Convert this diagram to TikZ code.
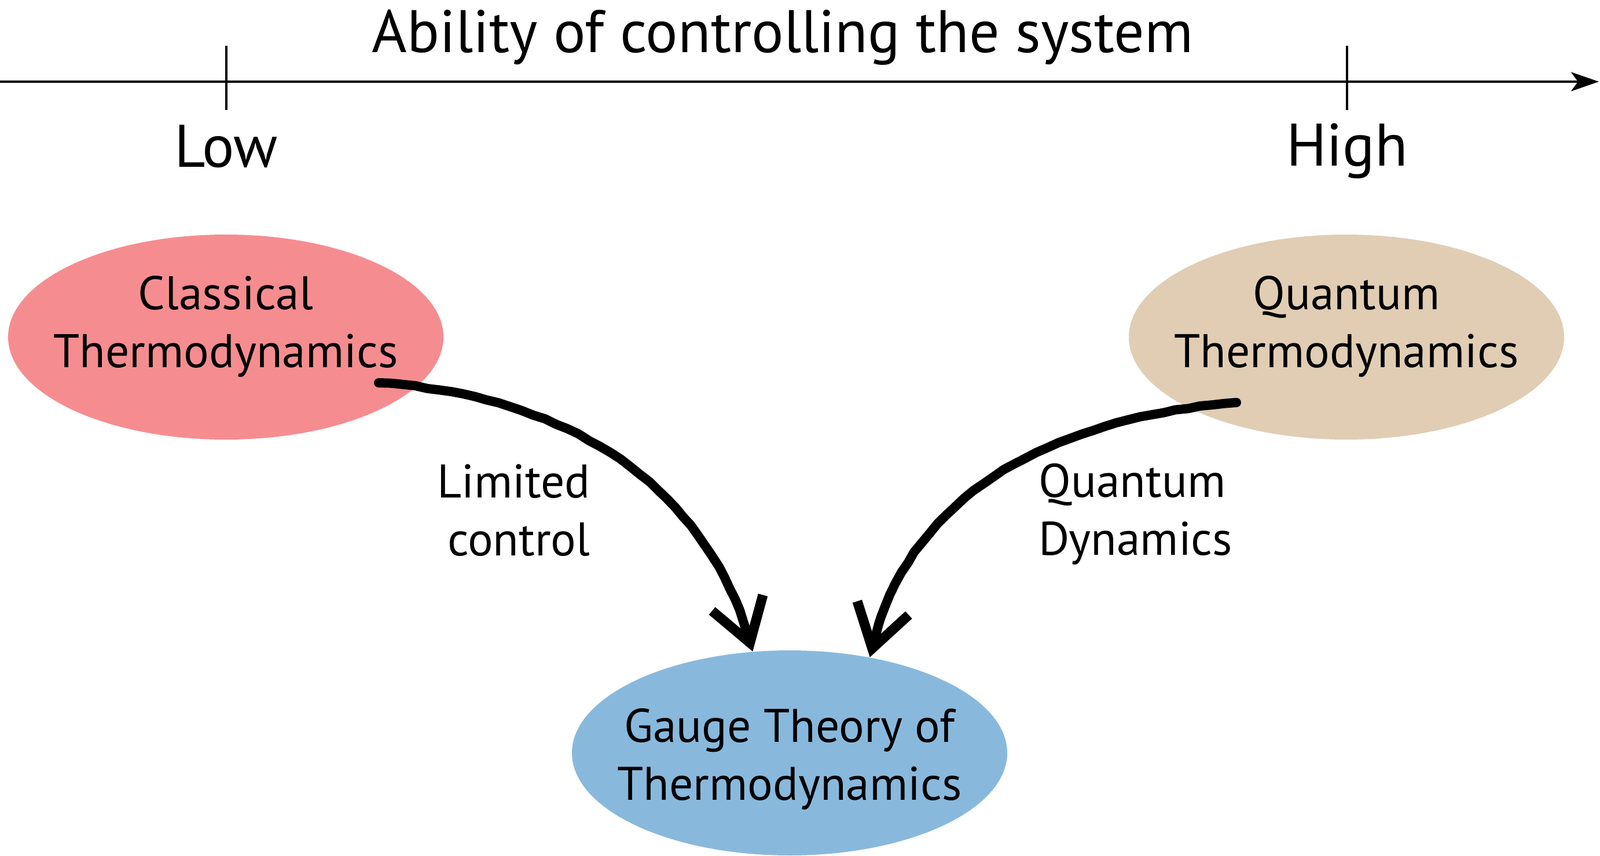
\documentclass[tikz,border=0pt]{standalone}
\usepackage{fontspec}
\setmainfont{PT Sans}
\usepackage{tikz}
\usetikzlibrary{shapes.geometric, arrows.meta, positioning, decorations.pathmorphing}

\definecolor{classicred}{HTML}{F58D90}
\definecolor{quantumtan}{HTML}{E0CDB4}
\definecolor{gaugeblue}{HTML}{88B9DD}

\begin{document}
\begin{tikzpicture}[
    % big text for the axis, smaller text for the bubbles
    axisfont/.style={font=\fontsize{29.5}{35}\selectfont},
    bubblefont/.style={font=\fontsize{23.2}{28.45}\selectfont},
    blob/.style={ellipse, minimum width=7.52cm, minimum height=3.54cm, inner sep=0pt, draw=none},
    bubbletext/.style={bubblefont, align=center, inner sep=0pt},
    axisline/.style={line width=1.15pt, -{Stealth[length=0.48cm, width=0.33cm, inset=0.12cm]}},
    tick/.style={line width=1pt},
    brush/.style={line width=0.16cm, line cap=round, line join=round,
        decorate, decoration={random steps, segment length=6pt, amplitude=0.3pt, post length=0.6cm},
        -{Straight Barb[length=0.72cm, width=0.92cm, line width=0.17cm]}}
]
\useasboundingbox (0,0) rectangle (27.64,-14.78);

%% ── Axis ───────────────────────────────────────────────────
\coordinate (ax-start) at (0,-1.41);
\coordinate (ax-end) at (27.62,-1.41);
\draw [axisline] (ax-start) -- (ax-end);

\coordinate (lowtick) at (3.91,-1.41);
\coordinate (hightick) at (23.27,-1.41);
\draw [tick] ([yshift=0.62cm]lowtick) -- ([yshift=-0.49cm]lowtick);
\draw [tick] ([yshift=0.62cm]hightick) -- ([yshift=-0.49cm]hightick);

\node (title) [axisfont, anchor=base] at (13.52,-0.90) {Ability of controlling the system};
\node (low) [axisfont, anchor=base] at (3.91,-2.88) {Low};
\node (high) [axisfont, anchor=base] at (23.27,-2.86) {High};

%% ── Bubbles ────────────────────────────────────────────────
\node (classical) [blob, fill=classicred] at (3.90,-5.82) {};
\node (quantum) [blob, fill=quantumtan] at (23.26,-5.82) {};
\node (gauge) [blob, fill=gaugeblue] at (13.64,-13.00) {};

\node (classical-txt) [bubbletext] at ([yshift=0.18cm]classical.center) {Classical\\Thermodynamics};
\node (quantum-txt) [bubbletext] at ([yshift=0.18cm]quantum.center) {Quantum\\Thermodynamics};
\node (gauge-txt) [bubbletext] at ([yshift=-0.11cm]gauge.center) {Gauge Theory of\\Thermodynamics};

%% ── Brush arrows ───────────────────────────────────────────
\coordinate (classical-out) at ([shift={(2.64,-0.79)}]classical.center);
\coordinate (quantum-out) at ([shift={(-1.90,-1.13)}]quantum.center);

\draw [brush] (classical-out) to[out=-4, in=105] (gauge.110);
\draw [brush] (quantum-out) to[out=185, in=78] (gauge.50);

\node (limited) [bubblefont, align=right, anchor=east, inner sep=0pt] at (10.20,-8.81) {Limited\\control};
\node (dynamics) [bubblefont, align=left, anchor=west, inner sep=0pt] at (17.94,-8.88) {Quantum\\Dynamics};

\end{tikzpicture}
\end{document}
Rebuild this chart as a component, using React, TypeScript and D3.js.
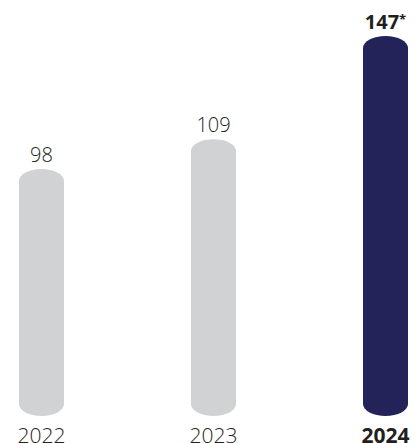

§ **What the task asks**
Pick out all lines from the data above in which the word "this" appears.

§ **Solved exercise**
Convert this diagram to TikZ code.
Rebuild this chart as a component, using React, TypeScript and D3.js.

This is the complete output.